Minh Lê’s Drawn Together

Drawn Together, written by Minh Lê and imaginatively illustrated by Dan Santat, lives up to its clever and dimensional title. It is a thoughtful story about collapsing linguistic and generational divides through love and shared passion, in this case, of art. Drawn Together is a significant contribution to children’s literature that tells both a specific tale about immigration and assimilation and a more general one about establishing inventive ways to connect.

Much of the story unfolds in comic book form. It opens in silence and, mirroring the relationship between the Thai grandfather and grandson whose bond anchors the text, relies heavily on images.

At the text’s opening, a young rosy-cheeked honey-skinned boy rings a door bell. The next image shows an elderly Asian man with white-hair and a big smile opening the door. The facing page is comprised of three panels. In the top tier man and boy bow to one another.

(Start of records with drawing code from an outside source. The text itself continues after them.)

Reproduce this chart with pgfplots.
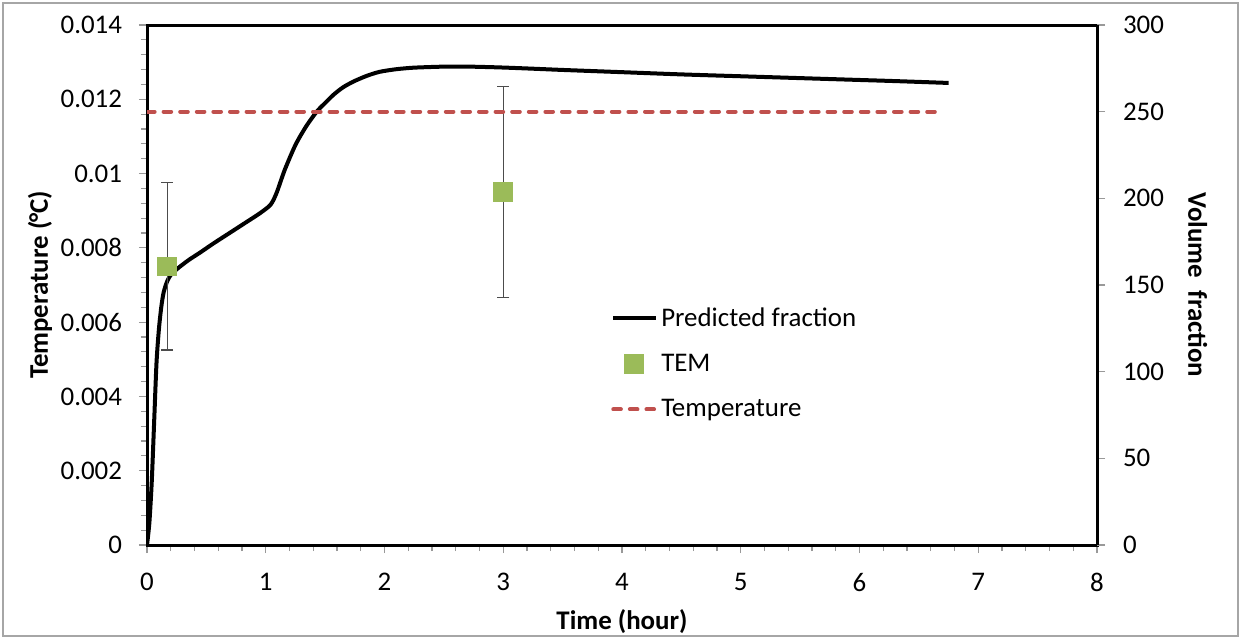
\documentclass[border=0pt]{standalone}
\usepackage{pgfplots}
\pgfplotsset{compat=1.18}
\usepackage{fontspec}
\setmainfont{Carlito}
\definecolor{temgreen}{HTML}{9BBB59}
\definecolor{tempred}{HTML}{C0504D}

\begin{document}
\begin{tikzpicture}
\pgfplotsset{
  base/.style={
    scale only axis, width=475bp, height=260bp,
    xmin=0, xmax=8,
    tick align=outside,
    major tick length=4bp, minor tick length=3bp,
    every tick/.style={gray!80, line width=0.6bp},
    axis line style={black, line width=1.5bp},
    tick label style={font=\fontsize{13.5}{16}\selectfont},
    label style={font=\fontsize{13.5}{16}\selectfont\bfseries},
    /pgf/number format/assume math mode=true,
    scaled y ticks=false, scaled x ticks=false,
  }
}
\begin{axis}[base, name=ax,
  ymin=0, ymax=0.014,
  xtick={0,1,2,3,4,5,6,7,8}, minor x tick num=4,
  ytick={0,0.002,0.004,0.006,0.008,0.01,0.012,0.014},
  yticklabels={0,0.002,0.004,0.006,0.008,0.01,0.012,0.014},
  minor y tick num=4,
  xtick pos=left, ytick pos=left,
  xticklabel style={yshift=-6.5bp},
  yticklabel style={xshift=-5bp},
  xlabel={Time (hour)},
  ylabel={Temperature (\kern-0.05em°C)},
  xlabel style={at={(axis description cs:0.5,-0.148)}, anchor=center},
  ylabel style={at={(axis description cs:-0.1126,0.5)}, anchor=center},
  legend style={at={(axis description cs:0.482,0.473)}, anchor=north west, draw=none, fill=none,
    font=\fontsize{13.5}{16}\selectfont, row sep=8.5bp},
  legend cell align=left,
  legend image code/.code={\draw[mark repeat=2,mark phase=2,#1] plot coordinates {(0bp,0bp)(10.5bp,0bp)(21bp,0bp)};},
]
\addplot[black, line width=2bp, smooth, tension=0.45] coordinates {
(0,0) (0.02,0.0006) (0.04,0.0017) (0.06,0.0033) (0.08,0.0049) (0.10,0.0058)
(0.12,0.0064) (0.14,0.0068) (0.17,0.0071) (0.20,0.00727) (0.26,0.00745)
(0.35,0.00767) (0.45,0.00788) (0.56,0.00812) (0.70,0.00841) (0.84,0.00870)
(0.95,0.00893) (1.04,0.00916) (1.09,0.00947) (1.16,0.0101) (1.25,0.01077)
(1.34,0.01127) (1.43,0.01167) (1.50,0.0119) (1.57,0.01212)
(1.65,0.01232) (1.74,0.01248) (1.85,0.01263) (1.96,0.01274) (2.1,0.01281)
(2.24,0.01285) (2.4,0.01287) (2.52,0.01288) (2.7,0.01288) (2.95,0.01286)
(3.2,0.01283) (3.5,0.01279) (4.0,0.01273) (4.5,0.01267) (5.0,0.01262)
(5.5,0.01257) (6.0,0.01252) (6.3,0.01249) (6.75,0.01244)
};
\addlegendentry{Predicted fraction}
\addplot[only marks, mark=square*, mark size=4.7bp, mark options={fill=temgreen, draw=temgreen},
  error bars/.cd, y dir=both, y explicit,
  error bar style={gray!60!black, line width=0.6bp},
  error mark options={rotate=90, mark size=3bp, gray!60!black, line width=0.6bp}]
coordinates {(0.17,0.0075) +- (0,0.00225) (3,0.0095) +- (0,0.00284)};
\addlegendentry{TEM}
\addlegendimage{tempred, line width=2bp, dash pattern=on 3.8bp off 4.5bp, line cap=round}
\addlegendentry{Temperature}
\end{axis}
\begin{axis}[base,
  ymin=0, ymax=300,
  axis x line=none, axis y line*=right,
  ytick={0,50,100,150,200,250,300},
  yticklabel style={xshift=5.5bp},
  ylabel={Volume\ \ fraction},
  ylabel style={rotate=180, at={(axis description cs:1.106,0.5)}, anchor=center},
]
\addplot[tempred, line width=2bp, dash pattern=on 3.8bp off 4.5bp, line cap=round] coordinates {(0,250) (6.7,250)};
\end{axis}
\draw[gray!70, line width=1bp] ([shift={(-72bp,-45.5bp)}]ax.south west) rectangle ([shift={(70.5bp,11bp)}]ax.north east);
\useasboundingbox ([shift={(-73.5bp,-47bp)}]ax.south west) rectangle ([shift={(71.5bp,12.5bp)}]ax.north east);
\end{tikzpicture}
\end{document}
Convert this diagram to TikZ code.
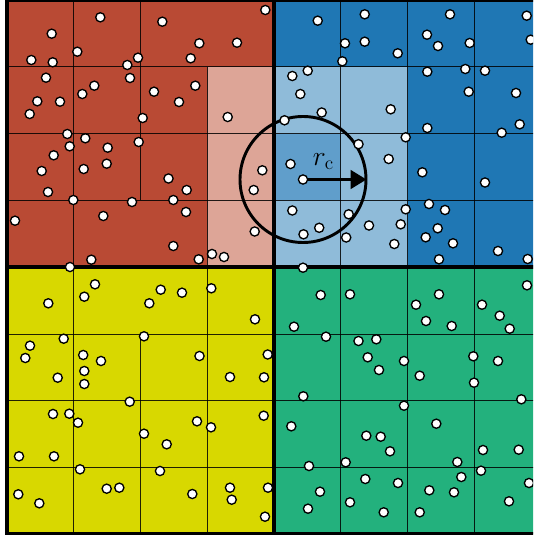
\documentclass[tikz,border=0pt]{standalone}
\usetikzlibrary{arrows.meta}
\definecolor{cred}{RGB}{185,74,52}
\definecolor{cpink}{RGB}{221,165,151}
\definecolor{cblue}{RGB}{31,119,180}
\definecolor{clblue}{RGB}{143,187,217}
\definecolor{cmblue}{RGB}{96,158,203}
\definecolor{cyellow}{RGB}{216,216,0}
\definecolor{cgreen}{RGB}{35,177,125}
\tikzset{
  thin grid/.style={line width=0.7pt, draw=black, opacity=0.85},
  thick border/.style={line width=3pt, draw=black},
  particle/.style={fill=white, draw=black, line width=1pt},
  radius arrow/.style={line width=2.2pt, -{Triangle[length=12pt,width=14pt]}},
  cutoff/.style={line width=2.2pt, draw=black}
}
\begin{document}
\begin{tikzpicture}[x=0.75pt,y=-0.75pt]
\useasboundingbox (0,0) rectangle (533,535);
\clip (0,0) rectangle (533,535);
% fills
\fill[cred] (6.8,0) rectangle (274,267.2);
\fill[cpink] (207.2,66.8) rectangle (274,267.2);
\fill[cblue] (274,0) rectangle (541.2,267.2);
\fill[clblue] (274,66.8) rectangle (407.6,267.2);
\fill[cmblue] (274,133.6) rectangle (340.8,200.4);
\fill[cyellow] (6.8,267.2) rectangle (274,534.4);
\fill[cgreen] (274,267.2) rectangle (541.2,534.4);
% thin grid: red quadrant
\foreach \y in {66.8,133.6,200.4} \draw[thin grid] (6.8,\y) -- (274,\y);
\draw[thin grid] (73.6,0) -- (73.6,267.2);
\draw[thin grid] (140.4,0) -- (140.4,200.4);
\draw[thin grid] (207.2,66.8) -- (207.2,267.2);
% blue quadrant
\foreach \y in {66.8,133.6,200.4} \draw[thin grid] (274,\y) -- (541.2,\y);
\foreach \x in {340.8,407.6,474.4} \draw[thin grid] (\x,0) -- (\x,267.2);
% yellow quadrant
\foreach \y in {334,400.8,467.6} \draw[thin grid] (6.8,\y) -- (274,\y);
\draw[thin grid] (73.6,267.2) -- (73.6,534.4);
\draw[thin grid] (140.4,334) -- (140.4,534.4);
\draw[thin grid] (207.2,267.2) -- (207.2,534.4);
% green quadrant
\foreach \y in {334,400.8,467.6} \draw[thin grid] (274,\y) -- (541.2,\y);
\foreach \x in {340.8,407.6,474.4} \draw[thin grid] (\x,267.2) -- (\x,534.4);
% thick borders
\draw[thick border] (6.8,0) rectangle (541.2,534.4);
\draw[thick border] (274,0) -- (274,534.4);
\draw[thick border] (6.8,267.2) -- (541.2,267.2);
% cutoff circle and arrow
\coordinate (c) at (303,179.5);
\coordinate (tip) at (366.5,179.5);
\draw[cutoff] (c) circle (63);
\draw[radius arrow] (c) -- (tip);
\node[anchor=base west, inner sep=0pt, font=\fontsize{20}{24}\selectfont] (rc) at (312.5,165) {$r_\mathrm{c}$};
% particles
\foreach \p in {
(100.3,17.3),(162.3,21.7),(51.7,33.7),(77.3,51.7),(31.3,60),(52.7,62.3),(138,57.7),(127.3,65),(46,77.7),(130,78),(94.3,85.7),(82.3,94),(154,91.7),(37.3,101.3),(60,101.7),(179,102),(29.7,114),(142.7,118),(67.3,134),(85.3,138.3),(138.7,142),(69.7,146.3),(107.7,147.7),(53.7,155.3),(106.7,163.7),(41.7,171),(83.7,169),(168.5,178.5),
(265.3,10),(199.3,43.3),(237,42.7),(190.7,58.3),(195.3,85.7),(227.7,117),(262.3,170.3),(253.7,190),(254.7,231.5),(186.7,190),(186,212),(212,254),(224,257),(198.7,259.3),
(48,192),(73.3,200),(132,202),(173.3,200),(15,220.7),(103.3,216),(173.3,246),(91.3,259.7),(70,267),
(317.7,20.7),(345,43.3),(342.3,61.3),(307.7,70.7),(292.3,76),(300.3,94),(321.7,112.5),(284.5,120.3),(358.5,144.2),(290.5,164),(303,179.5),(292.3,210.5),(348.7,214.3),(369,225.5),(319.2,227.8),(303.5,234.3),(346.2,237.5),
(364.7,14.3),(450,14.3),(526.7,15.7),(427,34.7),(364.7,41.7),(438,46),(469.7,43),(530.7,39.7),(397.7,53.3),(427.3,71.7),(465.3,69),(485,70.7),(468.7,91.7),(516,93),(390.7,109.3),(427.3,128),(519.7,124.3),(501.7,132.7),(405.7,137.3),(388.7,159),(422.3,172.3),(485,182.5),
(405.7,209.3),(400.7,224.3),(394.3,244),(429,204),(445,210),(437.7,228.3),(425.7,237.3),(453,243.3),(439,259.3),(498,251),(527.7,259),
(303,267.7),
(527,285.3),(439,294.3),(416,304.7),(482,304.7),(499.7,315.7),(426,321),(451.7,326),(509.7,328.7),(358.5,341),(376.3,339.3),(367.7,357.3),(404,361),(473.3,356.3),(498,361),(320.7,295),(350,294.3),(294,326.7),(326,336.7),
(379,370),(419.7,375.7),(474,382.7),(521.3,399.3),(404,405.7),(436.3,423.7),(366.3,435.7),(380.7,436.7),(390,451.3),(483,450),(518.7,449.7),(457.3,462),(481,470.7),(365.3,479),(398,483),(461.3,477),(529,483),(429.3,490.3),(454,492.3),(509,501.3),(383.7,512.3),(419.7,512.3),
(303.3,396.3),(291.3,426.3),(309,466),(345.7,462.3),(320,491.7),(308,508.7),(350,502.3),
(182,292.7),(211.3,288.3),(255,319.3),(199.5,356),(267.7,354.5),(95,284.3),(84.3,296.7),(48.3,303.3),(160.7,289.7),(149.3,303.3),(63.7,338.7),(144,336.3),(30,345.7),(25.3,358),(83.2,355),(101,361),(84.3,371),(57.7,377.7),(84.3,384),(129.7,401.7),(53,414),(69.3,413.7),(78,422.7),(144,433.7),(166.7,444.3),(19,456.3),(54,456.3),(80,469.3),(160,471),(18.3,494.3),(39.3,503.3),(106.7,488.7),(119.3,487.7),(230,377),(264,377.3),(197,421.3),(211,427.3),(263.7,415.7),(192.3,494),(230,487.7),(231.7,499.7),(268,487.7),(265,516.7)
} {
  \draw[particle] \p circle (4.6);
}
\end{tikzpicture}
\end{document}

In the middle tier the child and elderly man stand in the doorway waving as the boy’s mother drives away. The bottom tier shows the old man smiling enthusiastically as the far less excited boy side-eyes him. No words are exchanged, so Santat’s illustrations need to do a lot of work and they do. He captures expressions and gestures creating an overall mood of strained tolerance that wishes it was something else.

In the following two-page spread grandfather and grandson eat dinner together, although they neither eat the same thing nor eat in the same way. The older man eats a dish of noodles and eggs with chopsticks. The young boy a salad, fries, and hotdog with a fork.  At one point the boy tries communicating, saying in English: “So… what’s new, Grandpa?” The older man responds in a language his grandson doesn’t understand. They quickly return to uncomfortable silence.

The quiet continues as they watch television, the boy does not enjoy his grandfather’s choice of film. He wanders away from the couch and to his backpack where he pulls out paper and makers. His grandfather, illustrated with a question mark hovering over his head, stands behind his grandson. The boy begins to draw himself as a caped wizard. His grandfather’s face glows as he gets an idea. He leaves and quickly returns with a sketch book, pen, and ink. The text reads: “Right when I gave up on talking, my grandfather surprised me by revealing a world beyond words.” They cannot speak to each other, but they can draw together, and they do, conversing in their unique artistic styles. They sketch alter egos and strike down fantasy demons, grandfather in pen and ink, grandson in vibrant swirling primary colors; they build a world and share it.

But, the relationship forged is fragile, the distance between them can return. This is depicted as a fight with a snake-monster that the boy-wizard fights with his grandfather’s pen-sword. Once the snake-monster is destroyed, grandfather and grandson are shown running towards one another on a bridge. In this image the boy’s outfit is the black outline of his grandfather’s pen and the grandfather’s clothes are colored in the bright primaries of his grandson’s markers. Santat thoughtfully captures their struggle to connect and their will to do it by means specific to their relationship.

After they are “drawn together” they embrace in real life. When the boy’s mother arrives to pick him up everyone is all smiles. Grandfather and grandson have switched art instruments and hold them up as the car pulls away.

This is a sweet story that beautifully and accessibly identifies the challenges multiple generations of immigrants in the same family face – lack of a common culture and language. Santat’s work plays with the idea of cultural hybridity through a reciprocity and sharing of experiences and styles in the art of grandfather and grandson. Drawn Together represents an important American experience and will make a great contribution to personal or school libraries.